I promise this writing is not a sales pitch for Kristin Kimball and her books however it is a realization of what it means to produce food. I am currently a few chapters deep into her second book, Good Husbandry, and in that book she mentions something that hit me.
“The idea of a farm is so simple: catch the sunlight, hold it where it fell, and use it to meet human need…The sun is a currency, the world’s first and most basic, endlessly convertible to other forms.”
-Kristin Kimball, Good Husbandry
It’s an interesting thought right? Transforming sunlight into many of the wonderful things we consume on a daily basis: bacon and eggs breakfast, soap from the lard of our pigs to lather up with in the bath, the beer you had at the weekend cookout, okra for the Sunday Bible study gumbo, and more. It’s all converted sunlight! And it is all from the creativity and craftiness of the farmer’s ability to properly utilize it.
The Biology teacher in me already knew this. I teach photosynthesis every year. I teach the ecological and energy pyramid every year. Yet somehow when it came to my own operation, a pig was a pig and a sprout of okra was just okra. In reality, they are forms of sunlight transformed into various carbon based lifeforms that end up on transforming the cells of my very own body.
The real food products that fill your grocery stores, farmers’ markets, and roadside food stands are each altered ultraviolet rays. Your very garden is transforming it as you read these words. For those of you fortunate enough to live within the pollen stricken region of the greater Houston metro area, you are breathing in and sneezing out transfigured sunlight in the form of oak tree sperm. What a wild and slightly unnecessary thought to fill your head with. You’re welcome.

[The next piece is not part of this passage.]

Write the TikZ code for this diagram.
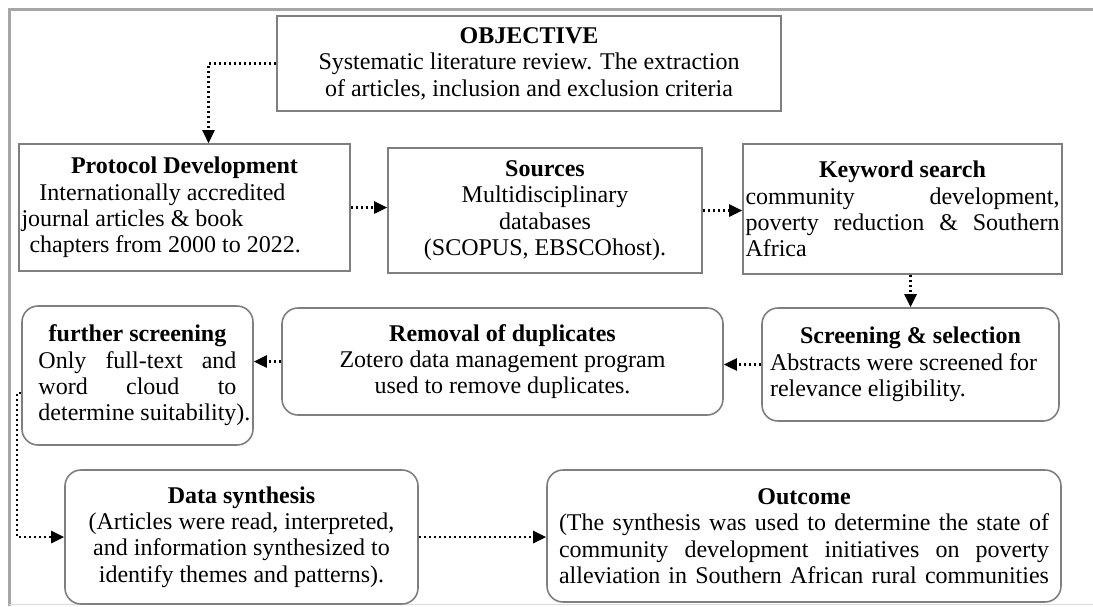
\documentclass[tikz,border=0pt]{standalone}
\usepackage{fontspec}
\setmainfont{Liberation Serif}
\usetikzlibrary{arrows.meta}
\definecolor{boxgray}{HTML}{7F7F7F}
\definecolor{framegray}{HTML}{A6A6A6}

\begin{document}
\begin{tikzpicture}[x=0.5pt,y=-0.5pt,
  font=\fontsize{12}{13.2}\selectfont,
  >={Triangle[length=6.5pt,width=6pt]},
  box/.style={draw=boxgray,line width=0.8pt,inner sep=1pt,align=center},
  rbox/.style={box,rounded corners=8pt},
  flow/.style={->,line width=1.3pt,dash pattern=on 1.3pt off 1.2pt}]
  \useasboundingbox (0,0) rectangle (1093,606);

  \draw[framegray,line width=1.5pt] (9,606) -- (9,9) -- (1093,9);
  \draw[framegray!40,line width=0.5pt] (9,604) -- (1093,604);

  \node[box,minimum width=252pt,minimum height=47.5pt] (obj) at (529,63.5)
    {\textbf{OBJECTIVE}\\Systematic literature review. The extraction\\
     of articles, inclusion and exclusion criteria};

  \node[box,minimum width=165.5pt,minimum height=63.5pt] (proto) at (184.5,207.5)
    {\textbf{Protocol Development}\\
     \makebox[163pt][l]{\hspace{9pt}Internationally accredited}\\
     \makebox[163pt][l]{journal articles \& book}\\
     \makebox[163pt][l]{\hspace{4pt}chapters from 2000 to 2022.}};
  \node[box,minimum width=157pt,minimum height=62.5pt] (src) at (545,210.5)
    {\textbf{Sources}\\Multidisciplinary\\databases\\(SCOPUS, EBSCOhost).};
  \node[box,minimum width=159.5pt,minimum height=65pt] (key) at (902.5,209)
    {\textbf{Keyword search}\\
     \makebox[157pt][s]{community development,}\\
     \makebox[157pt][s]{poverty reduction \& Southern}\\
     \makebox[157pt][l]{Africa}};

  \node[rbox,minimum width=115.5pt,minimum height=69.5pt] (further) at (137.5,375.5)
    {\textbf{further screening}\\
     \makebox[99pt][s]{Only full-text and}\\
     \makebox[99pt][s]{word cloud to}\\
     \makebox[99pt][l]{determine suitability).}};
  \node[rbox,minimum width=220.5pt,minimum height=53.5pt] (dup) at (502.5,361.5)
    {\textbf{Removal of duplicates}\\Zotero data management program\\
     used to remove duplicates.};
  \node[rbox,minimum width=148.5pt,minimum height=56.5pt] (screen) at (910.5,364.5)
    {\textbf{Screening \& selection}\\
     \makebox[140.5pt][l]{Abstracts were screened for}\\
     \makebox[140.5pt][l]{relevance eligibility.}};

  \node[rbox,minimum width=176.5pt,minimum height=67pt] (synth) at (241.5,537)
    {\textbf{Data synthesis}\\(Articles were read, interpreted,\\
     and information synthesized to\\identify themes and patterns).};
  \node[rbox,minimum width=257pt,minimum height=66pt] (out) at (804,536)
    {\textbf{Outcome}\\
     \makebox[245pt][s]{(The synthesis was used to determine the state of}\\
     \makebox[245pt][s]{community development initiatives on poverty}\\
     \makebox[245pt][s]{alleviation in Southern African rural communities}};

  \coordinate (fsturn) at (17,393);

  \draw[flow] (obj.west) -| ([xshift=12pt]proto.north);
  \draw[flow] (proto.east) -- (proto.east -| src.west);
  \draw[flow] (src.east) -- (src.east -| key.west);
  \draw[flow] (screen.north |- key.south) -- (screen.north);
  \draw[flow] (screen.west) -- (screen.west -| dup.east);
  \draw[flow] (dup.west) -- (dup.west -| further.east);
  \draw[flow] (further.west |- fsturn) -- (fsturn) |- (synth.west);
  \draw[flow] (synth.east) -- (synth.east -| out.west);
\end{tikzpicture}
\end{document}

The first law of thermodynamics basically states that energy cannot be created nor destroyed. That implies that it’s “simply” (any study of nature shows that this is quite an understatement but for the sake of this writing, it’ll have to work) transformed. Think of this the next time that you take a bite out of that delicious apple you have with lunch.

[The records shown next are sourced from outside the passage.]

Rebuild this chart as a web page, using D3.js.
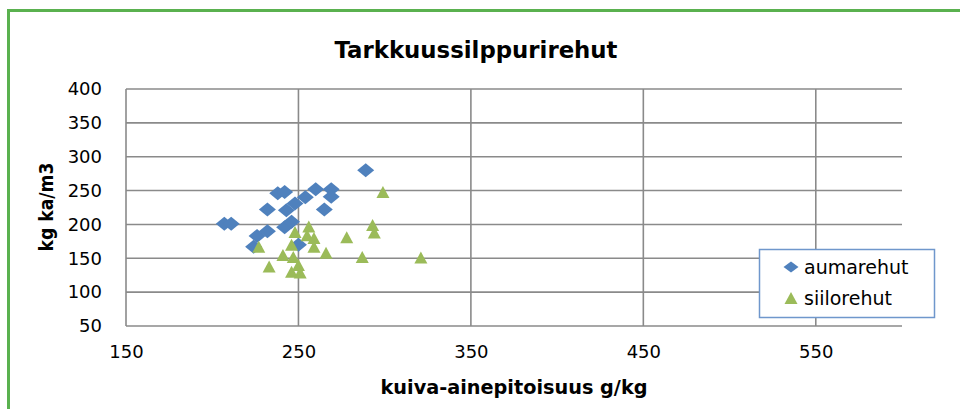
<!DOCTYPE html>
<html>
<head>
<meta charset="utf-8">
<script src="https://cdn.jsdelivr.net/npm/d3@7/dist/d3.min.js"></script>
<style>
  html, body { margin: 0; padding: 0; background: #ffffff; }
  svg { display: block; }
  text { font-family: "DejaVu Sans", sans-serif; fill: #000; }
</style>
</head>
<body>
<svg id="chart" width="960" height="409"></svg>
<script>
// ---- data ----
const chartTitle = "Tarkkuussilppurirehut";
const xTitle = "kuiva-ainepitoisuus g/kg";
const yTitle = "kg ka/m3";
const seriesNames = ["aumarehut", "siilorehut"];
const xTicks = [150, 250, 350, 450, 550];
const yTicks = [50, 100, 150, 200, 250, 300, 350, 400];

const aumX = [207, 211, 224, 226, 232, 232, 238, 242, 242, 246, 243, 248, 250, 254, 260, 265, 269, 269, 289];
const aumY = [201, 201, 167, 183, 190, 222, 246, 248, 196, 204, 221, 231, 170, 240, 252, 222, 252, 241, 280];

const siiX = [227, 233, 241, 247, 248, 246, 250, 246, 251, 256, 255, 259, 259, 266, 278, 287, 293, 294, 299, 321];
const siiY = [167, 138, 155, 152, 189, 170, 140, 130, 129, 197, 184, 180, 167, 158, 181, 152, 199, 188, 248, 151];

(function () {
// ---- layout ----
const svg = d3.select("#chart");
const pL = 126, pR = 902, pT = 89, pB = 326;
const x = d3.scaleLinear().domain([150, 600]).range([pL, pR]);
const y = d3.scaleLinear().domain([50, 400]).range([pB, pT]);

const blue = "#4F81BD", green = "#9BBB59", grid = "#8a8a8a";

// outer green frame (extends beyond right/bottom of view)
svg.append("rect")
  .attr("x", 8.5).attr("y", 10.5)
  .attr("width", 1000).attr("height", 500)
  .attr("fill", "none").attr("stroke", "#5AB14F").attr("stroke-width", 3);

// horizontal gridlines
svg.append("g").selectAll("line").data(yTicks.filter(d => d > 50)).join("line")
  .attr("x1", pL).attr("x2", pR)
  .attr("y1", d => y(d)).attr("y2", d => y(d))
  .attr("stroke", grid).attr("stroke-width", 1.6);

// vertical gridlines
svg.append("g").selectAll("line").data(xTicks.filter(d => d > 150)).join("line")
  .attr("x1", d => x(d)).attr("x2", d => x(d))
  .attr("y1", pT).attr("y2", pB)
  .attr("stroke", grid).attr("stroke-width", 1.6);

// axes
const yAxis = svg.append("g").attr("transform", `translate(${pL},0)`)
  .call(d3.axisLeft(y).tickValues(yTicks).tickSize(0).tickPadding(24).tickFormat(d3.format("d")));
const xAxis = svg.append("g").attr("transform", `translate(0,${pB})`)
  .call(d3.axisBottom(x).tickValues(xTicks).tickSize(0).tickPadding(19).tickFormat(d3.format("d")));
[yAxis, xAxis].forEach(g => {
  g.select(".domain").attr("stroke", grid).attr("stroke-width", 1.6);
  g.selectAll("text").attr("font-size", 18).attr("font-family", "DejaVu Sans, sans-serif").attr("fill", "#000");
});
xAxis.select(".domain").attr("d", `M${pL},0H${pR}`);
yAxis.select(".domain").attr("d", `M0,${pB}V${pT}`);

// markers
function diamond(w, h) {
  return `M0,${-h/2}L${w/2},0L0,${h/2}L${-w/2},0Z`;
}
function triangle(w, h) {
  return `M0,${-h/2}L${w/2},${h/2}L${-w/2},${h/2}Z`;
}

const aum = aumX.map((v, i) => ({x: v, y: aumY[i]}));
const sii = siiX.map((v, i) => ({x: v, y: siiY[i]}));

svg.append("g").selectAll("path").data(aum).join("path")
  .attr("transform", d => `translate(${x(d.x)},${y(d.y)})`)
  .attr("d", diamond(17, 14)).attr("fill", blue);

svg.append("g").selectAll("path").data(sii).join("path")
  .attr("transform", d => `translate(${x(d.x)},${y(d.y)})`)
  .attr("d", triangle(13, 12)).attr("fill", green);

// titles
svg.append("text").attr("x", 476).attr("y", 58).attr("text-anchor", "middle")
  .attr("font-size", 23).attr("font-weight", "bold")
  .attr("textLength", 283).attr("lengthAdjust", "spacingAndGlyphs")
  .text(chartTitle);

svg.append("text").attr("x", 514).attr("y", 394).attr("text-anchor", "middle")
  .attr("font-size", 20).attr("font-weight", "bold")
  .attr("textLength", 267).attr("lengthAdjust", "spacingAndGlyphs")
  .text(xTitle);

svg.append("text")
  .attr("transform", "translate(53,207) rotate(-90)")
  .attr("text-anchor", "middle")
  .attr("font-size", 20).attr("font-weight", "bold")
  .attr("textLength", 89).attr("lengthAdjust", "spacingAndGlyphs")
  .text(yTitle);

// legend
const lg = svg.append("g");
lg.append("rect").attr("x", 759.5).attr("y", 249.5).attr("width", 175).attr("height", 68)
  .attr("fill", "#fff").attr("stroke", "#6F97CC").attr("stroke-width", 1.5);
const legendItems = [
  {name: seriesNames[0], shape: diamond(15, 11), color: blue, cy: 267},
  {name: seriesNames[1], shape: triangle(13, 12), color: green, cy: 298}
];
legendItems.forEach(it => {
  lg.append("path").attr("transform", `translate(791,${it.cy})`).attr("d", it.shape).attr("fill", it.color);
  lg.append("text").attr("x", 804).attr("y", it.cy).attr("dy", "0.35em")
    .attr("font-size", 19).text(it.name);
});
})();
</script>
</body>
</html>
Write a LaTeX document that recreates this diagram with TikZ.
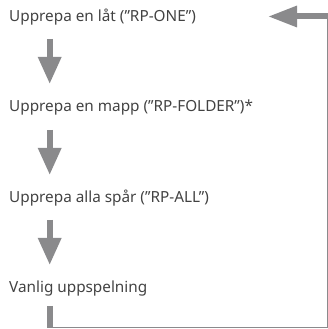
\documentclass[tikz,border=0pt]{standalone}
\usepackage{fontspec}
\setmainfont{Noto Sans}
\usetikzlibrary{arrows.meta}
\definecolor{arrowgray}{RGB}{138,138,140}
\definecolor{textgray}{RGB}{66,66,66}
\begin{document}
\begin{tikzpicture}[x=1pt, y=1pt,
		every node/.style={anchor=base west, inner sep=0pt, text=textgray, font=\fontsize{15.3}{18}\selectfont},
		flowarrow/.style={arrowgray, line width=6pt, -{Triangle[length=27pt, width=22pt]}},
		loopline/.style={arrowgray, line width=1.2pt}]
	\useasboundingbox (0,0) rectangle (328,329);
	
	% ==================== 模式文字 ====================
	\node (one)    at (9,307) {Upprepa en låt (”RP-ONE”)};
	\node (folder) at (9,217) {Upprepa en mapp (”RP-FOLDER”)*};
	\node (all)    at (9,126) {Upprepa alla spår (”RP-ALL”)};
	\node (normal) at (9,36)  {Vanlig uppspelning};
	
	% ==================== 向下箭头 ====================
	\draw[flowarrow] ([xshift=40.7pt, yshift=-17pt]one.base west) -- ([xshift=40.7pt, yshift=28pt]folder.base west);
	\draw[flowarrow] ([xshift=40.7pt, yshift=-18pt]folder.base west) -- ([xshift=40.7pt, yshift=28pt]all.base west);
	\draw[flowarrow] ([xshift=40.7pt, yshift=-17pt]all.base west) -- ([xshift=40.7pt, yshift=28pt]normal.base west);
	
	% ==================== 返回回路 ====================
	\coordinate (bottom) at (49.7,1.2);
	\coordinate (corner) at (327.2,1.2);
	\coordinate (top)    at (327.2,312.5);
	\coordinate (back)   at (268,312.5);
	\draw[arrowgray, line width=6pt] ([xshift=40.7pt, yshift=-13pt]normal.base west) -- ([yshift=-0.6pt]bottom);
	\draw[loopline] (bottom) -- (corner) -- ([yshift=-3pt]top);
	\draw[flowarrow, -{Triangle[length=29pt, width=20pt]}] ([xshift=0.6pt]top) -- (back);
\end{tikzpicture}
\end{document}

It’s a mind-blowing thought to think that we are all of the sun. Vegans, vegetarians, carnivores, pescatarians, and omnivores alike. We are all connected by that common thread. That connection weaves into those that creatively harvest its bounty so thank a farmer. That could be with kind words or with the purchase of his/ her interpretation of sunlight.
Better yet, meat one (the pun was too easy). Would love to connect! If you aren’t sure where to start, pick up any of the books I listed above or get on the Google machine.
I’ll keep you posted on what’s next for the book club.